Abstract:
A quick connect modular unit retainer assembly for easily installing or removing a modular unit such as a disk drive in a computer housing. Threaded inserts having elastomer sleeves are mounted to the modular unit. The insert assemblies are inserted first vertically, and then horizontally, into L-shaped channels on bosses projecting upward from the computer base. Cooperating fingers extending downward from a pivoted computer cover are maneuvered into the L-shaped channels adjacent to the insert assemblies, thereby locking the insert assemblies, and hence modular unit, into place.

Description:
BACKGROUND OF THE INVENTION 
     1. Field of the Invention 
     The present invention relates to computer systems and, more particularly, to apparatus for quickly installing and removing a modular unit within a computer housing. 
     2. Art Background 
     It is common to build a computer system with removable modular units such as disk drives. Many techniques exist for physically mounting the modular units inside the computer case. 
     One common way to mount the modular units to the computer chassis is to fasten metal brackets to the base of the computer with screws or rivets. The modular unit is then fastened to the metal brackets with screws. This mounting method permits the modular units to be removed with a moderate amount of difficulty. However, a tool such as a screwdriver is required to install or remove the modular unit. Furthermore, the modular unit retention is accomplished in a rigid manner thereby providing no isolation of the modular unit from shock or vibration. 
     Another common method of mounting a modular unit is to provide a plastic or metal bracket that attaches to the bottom of the modular unit with fasteners such as rivets or screws. The modular unit is then slid forward into place in the computer housing where the bracket acts as a clip to retain the modular unit. 
     SUMMARY OF THE INVENTION 
     Therefore it is an object of the present invention to provide a retainer assembly for easily physically mounting a modular unit such as a disk drive into a computer housing in a way that the modular unit may be mounted and dismounted quickly. 
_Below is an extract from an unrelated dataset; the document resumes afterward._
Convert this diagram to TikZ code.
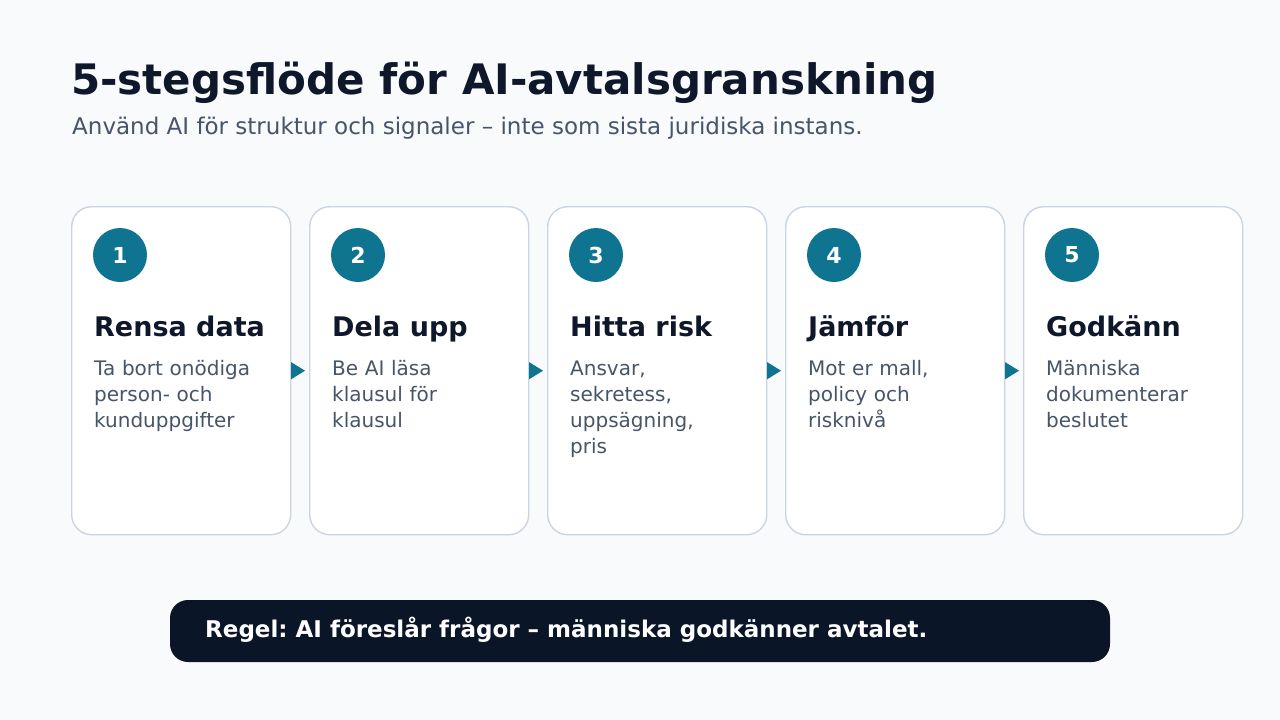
\documentclass[tikz,border=0pt]{standalone}
\usepackage{fontspec}
\setmainfont{DejaVu Sans}
\frenchspacing
\usetikzlibrary{arrows.meta}
\definecolor{pagebg}{HTML}{F8FAFC}
\definecolor{cardline}{HTML}{CBD5E1}
\definecolor{stepteal}{HTML}{0E7490}
\definecolor{inkdark}{HTML}{0F172A}
\definecolor{inkgray}{HTML}{475569}
\definecolor{barnavy}{HTML}{0A1628}
\tikzset{
  card/.style={draw=cardline, line width=1.4pt, fill=white, rounded corners=20pt,
    minimum width=219pt, minimum height=328pt, inner sep=0pt, anchor=north west},
  stepnum/.style={circle, fill=stepteal, minimum size=54pt, inner sep=0pt,
    text=white, font=\fontsize{22}{26}\selectfont\bfseries},
  stephead/.style={anchor=base west, inner sep=0pt, text=inkdark,
    font=\fontsize{27}{32}\selectfont\bfseries},
  stepbody/.style={anchor=base west, inner sep=0pt, text=inkgray, text width=200pt,
    align=left, font=\fontsize{20}{26}\selectfont},
  flowarrow/.style={stepteal, line width=1.2pt, shorten >=4pt,
    -{Triangle[length=14pt,width=17pt]}},
}
\begin{document}
\begin{tikzpicture}[x=1pt,y=-1pt]
		\useasboundingbox[fill=pagebg] (0,0) rectangle (1280,720);

		% Title
		\node[anchor=base west, inner sep=0pt, text=inkdark, font=\fontsize{42}{50}\selectfont\bfseries]
			(title) at (71,94) {5-stegsflöde för AI-avtalsgranskning};
		\node[anchor=base west, inner sep=0pt, text=inkgray, font=\fontsize{23}{28}\selectfont]
			(subtitle) at (72,134) {Använd AI för struktur och signaler – inte som sista juridiska instans.};

		% Steps
		\foreach \i/\head/\body in {%
			1/Rensa data/{Ta bort onödiga\\person- och\\kunduppgifter},
			2/Dela upp/{Be AI läsa\\klausul för\\klausul},
			3/Hitta risk/{Ansvar,\\sekretess,\\uppsägning,\\pris},
			4/Jämför/{Mot er mall,\\policy och\\risknivå},
			5/Godkänn/{Människa\\dokumenterar\\beslutet}} {
			\node[card] (card\i) at ({71+238*(\i-1)},206) {};
			\node[stepnum] (num\i) at ({120+238*(\i-1)},255) {\i};
			\node[stephead] (head\i) at ({94+238*(\i-1)},336) {\head};
			\node[stepbody] (body\i) at ({94+238*(\i-1)},375.5) {\body};
		}

		% Arrows
		\foreach \i [evaluate=\i as \j using int(\i+1)] in {1,...,4}
			\draw[flowarrow] (card\i.east) -- (card\j.west);

		% Rule
		\node[fill=barnavy, rounded corners=18pt, minimum width=940pt, minimum height=62pt, inner sep=0pt]
			(rule) at (640,631) {};
		\node[anchor=base west, inner sep=0pt, text=white, font=\fontsize{23}{28}\selectfont\bfseries]
			(ruletext) at (205,637.5) {Regel: AI föreslår frågor – människa godkänner avtalet.};
	\end{tikzpicture}
\end{document}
     It is also an object of the present invention to provide a modular unit retainer assembly that increases the field serviceability of a computer with a modular unit because the modular unit may be mounted and dismounted without the use of tools. 
     It is a further objective to provide a modular unit retainer assembly that isolates the modular unit from shock and vibration. 
     Additionally, it is an objective to provide a modular unit retainer assembly that is less expensive to manufacture because it uses fewer parts than retainer assemblies found in the prior art. 
     A physical retainer assembly for easily installing or removing a modular unit, such as a disk drive, in a computer housing is disclosed. Four insert assemblies, consisting of generally cylindrical threaded metal stubs having circumferential elastomer sleeves, are mounted to the modular unit. 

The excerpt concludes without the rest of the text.